[Start]
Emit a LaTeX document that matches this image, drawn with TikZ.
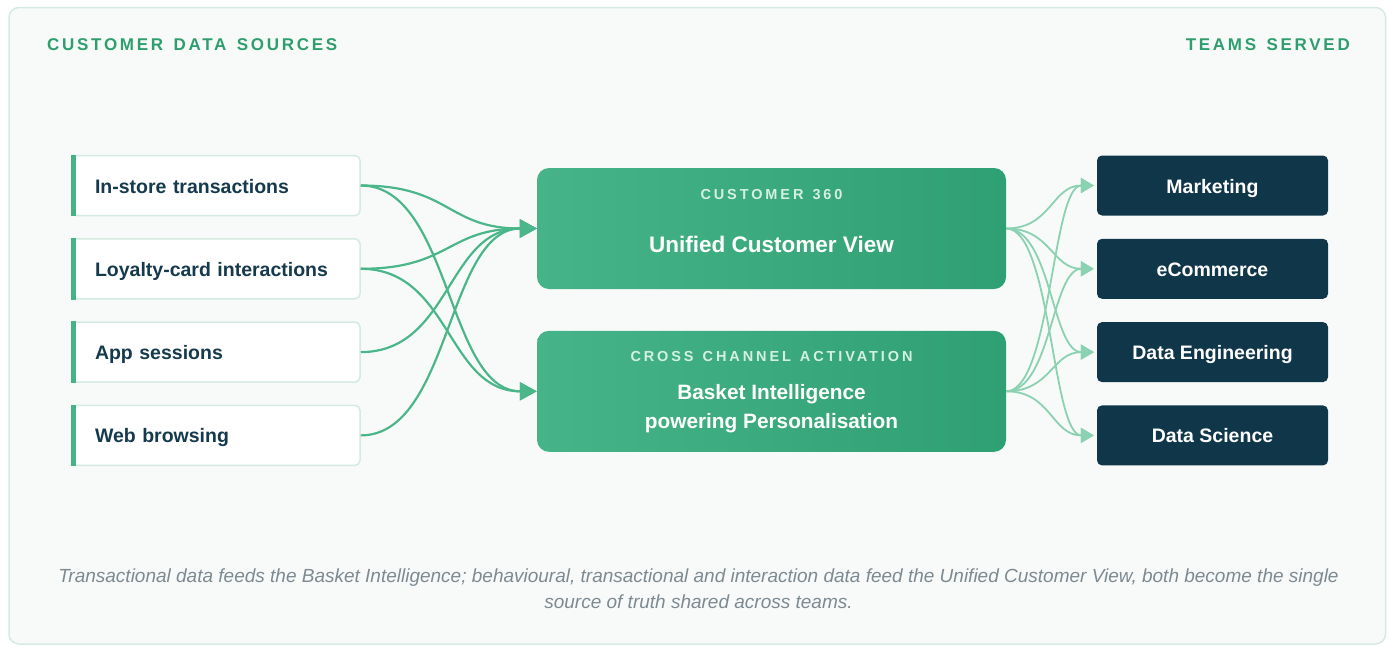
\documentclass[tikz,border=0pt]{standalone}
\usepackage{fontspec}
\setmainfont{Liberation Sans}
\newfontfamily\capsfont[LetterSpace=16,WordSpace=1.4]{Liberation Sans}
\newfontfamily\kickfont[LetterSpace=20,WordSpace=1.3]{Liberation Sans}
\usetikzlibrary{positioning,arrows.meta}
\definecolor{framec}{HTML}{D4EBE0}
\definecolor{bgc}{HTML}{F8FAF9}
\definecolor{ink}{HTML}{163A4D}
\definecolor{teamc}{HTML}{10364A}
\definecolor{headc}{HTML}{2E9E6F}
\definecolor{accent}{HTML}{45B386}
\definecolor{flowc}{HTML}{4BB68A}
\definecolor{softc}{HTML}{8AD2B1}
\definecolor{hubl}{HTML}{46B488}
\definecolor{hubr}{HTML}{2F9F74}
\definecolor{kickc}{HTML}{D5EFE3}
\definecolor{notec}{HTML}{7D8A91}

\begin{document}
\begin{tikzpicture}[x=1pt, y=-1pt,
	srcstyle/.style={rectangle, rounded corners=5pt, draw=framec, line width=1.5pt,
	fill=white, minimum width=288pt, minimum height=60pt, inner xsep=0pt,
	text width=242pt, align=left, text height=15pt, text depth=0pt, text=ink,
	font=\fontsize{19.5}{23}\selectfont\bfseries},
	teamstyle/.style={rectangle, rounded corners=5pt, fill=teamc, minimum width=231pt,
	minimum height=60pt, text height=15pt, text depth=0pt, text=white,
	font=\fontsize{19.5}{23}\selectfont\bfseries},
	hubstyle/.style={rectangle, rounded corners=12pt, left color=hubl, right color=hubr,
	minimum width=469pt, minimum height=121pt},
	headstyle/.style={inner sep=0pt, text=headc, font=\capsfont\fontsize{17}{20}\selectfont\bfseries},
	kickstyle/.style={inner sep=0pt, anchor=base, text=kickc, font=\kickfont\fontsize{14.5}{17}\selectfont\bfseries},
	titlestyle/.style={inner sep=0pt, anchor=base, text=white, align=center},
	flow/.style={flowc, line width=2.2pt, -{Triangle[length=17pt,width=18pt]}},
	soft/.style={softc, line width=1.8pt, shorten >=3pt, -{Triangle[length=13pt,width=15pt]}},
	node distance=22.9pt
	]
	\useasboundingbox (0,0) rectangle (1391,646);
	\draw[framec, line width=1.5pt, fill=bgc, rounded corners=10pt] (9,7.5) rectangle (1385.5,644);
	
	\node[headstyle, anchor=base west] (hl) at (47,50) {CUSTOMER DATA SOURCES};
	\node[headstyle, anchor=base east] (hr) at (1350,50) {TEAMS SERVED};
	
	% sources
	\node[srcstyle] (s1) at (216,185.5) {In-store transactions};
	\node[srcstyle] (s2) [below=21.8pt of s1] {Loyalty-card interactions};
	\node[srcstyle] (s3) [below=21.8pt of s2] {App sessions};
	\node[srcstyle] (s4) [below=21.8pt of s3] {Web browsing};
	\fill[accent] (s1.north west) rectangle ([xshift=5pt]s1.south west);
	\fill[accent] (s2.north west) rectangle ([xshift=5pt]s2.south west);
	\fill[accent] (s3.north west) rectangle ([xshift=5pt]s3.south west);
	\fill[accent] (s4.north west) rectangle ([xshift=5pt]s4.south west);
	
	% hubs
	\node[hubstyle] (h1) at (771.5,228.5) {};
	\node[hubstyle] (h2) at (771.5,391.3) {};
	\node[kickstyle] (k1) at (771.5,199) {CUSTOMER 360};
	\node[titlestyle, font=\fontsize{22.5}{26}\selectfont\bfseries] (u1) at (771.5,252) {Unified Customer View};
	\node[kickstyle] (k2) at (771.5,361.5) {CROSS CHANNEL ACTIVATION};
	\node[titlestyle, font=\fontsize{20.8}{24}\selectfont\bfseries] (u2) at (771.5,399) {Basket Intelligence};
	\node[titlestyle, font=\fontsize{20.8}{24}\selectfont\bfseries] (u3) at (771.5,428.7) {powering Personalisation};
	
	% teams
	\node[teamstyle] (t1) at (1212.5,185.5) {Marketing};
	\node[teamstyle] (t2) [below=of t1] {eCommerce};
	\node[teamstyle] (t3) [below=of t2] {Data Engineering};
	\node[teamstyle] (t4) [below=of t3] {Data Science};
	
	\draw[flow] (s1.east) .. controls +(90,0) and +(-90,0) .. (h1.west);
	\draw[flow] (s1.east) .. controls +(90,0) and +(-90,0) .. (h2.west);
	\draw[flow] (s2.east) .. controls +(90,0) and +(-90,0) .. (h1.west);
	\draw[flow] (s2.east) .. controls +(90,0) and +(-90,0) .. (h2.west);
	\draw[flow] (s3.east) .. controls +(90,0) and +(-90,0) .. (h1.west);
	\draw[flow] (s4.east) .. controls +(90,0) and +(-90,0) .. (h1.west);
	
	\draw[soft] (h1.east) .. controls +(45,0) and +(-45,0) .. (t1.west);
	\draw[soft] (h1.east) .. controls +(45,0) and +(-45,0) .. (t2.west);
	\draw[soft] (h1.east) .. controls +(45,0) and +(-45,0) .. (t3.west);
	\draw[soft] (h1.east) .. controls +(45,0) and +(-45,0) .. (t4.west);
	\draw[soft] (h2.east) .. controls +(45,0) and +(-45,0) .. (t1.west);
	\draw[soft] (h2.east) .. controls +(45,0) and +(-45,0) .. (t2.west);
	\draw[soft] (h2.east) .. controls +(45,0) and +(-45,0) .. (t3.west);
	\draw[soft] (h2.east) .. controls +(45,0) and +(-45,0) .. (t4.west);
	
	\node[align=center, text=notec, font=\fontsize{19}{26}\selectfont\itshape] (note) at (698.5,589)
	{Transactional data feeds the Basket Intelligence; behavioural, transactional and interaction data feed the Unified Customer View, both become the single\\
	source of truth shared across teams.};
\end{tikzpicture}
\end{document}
[End]
## INSTRUCTIONS TO FOLLOW
From the material above, copy everything exactly but the pictures.

## OUTPUT FOR THIS TASK
Emit a LaTeX document that matches this image, drawn with TikZ.
\documentclass[tikz,border=0pt]{standalone}
\usepackage{fontspec}
\setmainfont{Liberation Sans}
\newfontfamily\capsfont[LetterSpace=16,WordSpace=1.4]{Liberation Sans}
\newfontfamily\kickfont[LetterSpace=20,WordSpace=1.3]{Liberation Sans}
\usetikzlibrary{positioning,arrows.meta}
\definecolor{framec}{HTML}{D4EBE0}
\definecolor{bgc}{HTML}{F8FAF9}
\definecolor{ink}{HTML}{163A4D}
\definecolor{teamc}{HTML}{10364A}
\definecolor{headc}{HTML}{2E9E6F}
\definecolor{accent}{HTML}{45B386}
\definecolor{flowc}{HTML}{4BB68A}
\definecolor{softc}{HTML}{8AD2B1}
\definecolor{hubl}{HTML}{46B488}
\definecolor{hubr}{HTML}{2F9F74}
\definecolor{kickc}{HTML}{D5EFE3}
\definecolor{notec}{HTML}{7D8A91}

\begin{document}
\begin{tikzpicture}[x=1pt, y=-1pt,
	srcstyle/.style={rectangle, rounded corners=5pt, draw=framec, line width=1.5pt,
	fill=white, minimum width=288pt, minimum height=60pt, inner xsep=0pt,
	text width=242pt, align=left, text height=15pt, text depth=0pt, text=ink,
	font=\fontsize{19.5}{23}\selectfont\bfseries},
	teamstyle/.style={rectangle, rounded corners=5pt, fill=teamc, minimum width=231pt,
	minimum height=60pt, text height=15pt, text depth=0pt, text=white,
	font=\fontsize{19.5}{23}\selectfont\bfseries},
	hubstyle/.style={rectangle, rounded corners=12pt, left color=hubl, right color=hubr,
	minimum width=469pt, minimum height=121pt},
	headstyle/.style={inner sep=0pt, text=headc, font=\capsfont\fontsize{17}{20}\selectfont\bfseries},
	kickstyle/.style={inner sep=0pt, anchor=base, text=kickc, font=\kickfont\fontsize{14.5}{17}\selectfont\bfseries},
	titlestyle/.style={inner sep=0pt, anchor=base, text=white, align=center},
	flow/.style={flowc, line width=2.2pt, -{Triangle[length=17pt,width=18pt]}},
	soft/.style={softc, line width=1.8pt, shorten >=3pt, -{Triangle[length=13pt,width=15pt]}},
	node distance=22.9pt
	]
	\useasboundingbox (0,0) rectangle (1391,646);
	\draw[framec, line width=1.5pt, fill=bgc, rounded corners=10pt] (9,7.5) rectangle (1385.5,644);
	
	\node[headstyle, anchor=base west] (hl) at (47,50) {CUSTOMER DATA SOURCES};
	\node[headstyle, anchor=base east] (hr) at (1350,50) {TEAMS SERVED};
	
	% sources
	\node[srcstyle] (s1) at (216,185.5) {In-store transactions};
	\node[srcstyle] (s2) [below=21.8pt of s1] {Loyalty-card interactions};
	\node[srcstyle] (s3) [below=21.8pt of s2] {App sessions};
	\node[srcstyle] (s4) [below=21.8pt of s3] {Web browsing};
	\fill[accent] (s1.north west) rectangle ([xshift=5pt]s1.south west);
	\fill[accent] (s2.north west) rectangle ([xshift=5pt]s2.south west);
	\fill[accent] (s3.north west) rectangle ([xshift=5pt]s3.south west);
	\fill[accent] (s4.north west) rectangle ([xshift=5pt]s4.south west);
	
	% hubs
	\node[hubstyle] (h1) at (771.5,228.5) {};
	\node[hubstyle] (h2) at (771.5,391.3) {};
	\node[kickstyle] (k1) at (771.5,199) {CUSTOMER 360};
	\node[titlestyle, font=\fontsize{22.5}{26}\selectfont\bfseries] (u1) at (771.5,252) {Unified Customer View};
	\node[kickstyle] (k2) at (771.5,361.5) {CROSS CHANNEL ACTIVATION};
	\node[titlestyle, font=\fontsize{20.8}{24}\selectfont\bfseries] (u2) at (771.5,399) {Basket Intelligence};
	\node[titlestyle, font=\fontsize{20.8}{24}\selectfont\bfseries] (u3) at (771.5,428.7) {powering Personalisation};
	
	% teams
	\node[teamstyle] (t1) at (1212.5,185.5) {Marketing};
	\node[teamstyle] (t2) [below=of t1] {eCommerce};
	\node[teamstyle] (t3) [below=of t2] {Data Engineering};
	\node[teamstyle] (t4) [below=of t3] {Data Science};
	
	\draw[flow] (s1.east) .. controls +(90,0) and +(-90,0) .. (h1.west);
	\draw[flow] (s1.east) .. controls +(90,0) and +(-90,0) .. (h2.west);
	\draw[flow] (s2.east) .. controls +(90,0) and +(-90,0) .. (h1.west);
	\draw[flow] (s2.east) .. controls +(90,0) and +(-90,0) .. (h2.west);
	\draw[flow] (s3.east) .. controls +(90,0) and +(-90,0) .. (h1.west);
	\draw[flow] (s4.east) .. controls +(90,0) and +(-90,0) .. (h1.west);
	
	\draw[soft] (h1.east) .. controls +(45,0) and +(-45,0) .. (t1.west);
	\draw[soft] (h1.east) .. controls +(45,0) and +(-45,0) .. (t2.west);
	\draw[soft] (h1.east) .. controls +(45,0) and +(-45,0) .. (t3.west);
	\draw[soft] (h1.east) .. controls +(45,0) and +(-45,0) .. (t4.west);
	\draw[soft] (h2.east) .. controls +(45,0) and +(-45,0) .. (t1.west);
	\draw[soft] (h2.east) .. controls +(45,0) and +(-45,0) .. (t2.west);
	\draw[soft] (h2.east) .. controls +(45,0) and +(-45,0) .. (t3.west);
	\draw[soft] (h2.east) .. controls +(45,0) and +(-45,0) .. (t4.west);
	
	\node[align=center, text=notec, font=\fontsize{19}{26}\selectfont\itshape] (note) at (698.5,589)
	{Transactional data feeds the Basket Intelligence; behavioural, transactional and interaction data feed the Unified Customer View, both become the single\\
	source of truth shared across teams.};
\end{tikzpicture}
\end{document}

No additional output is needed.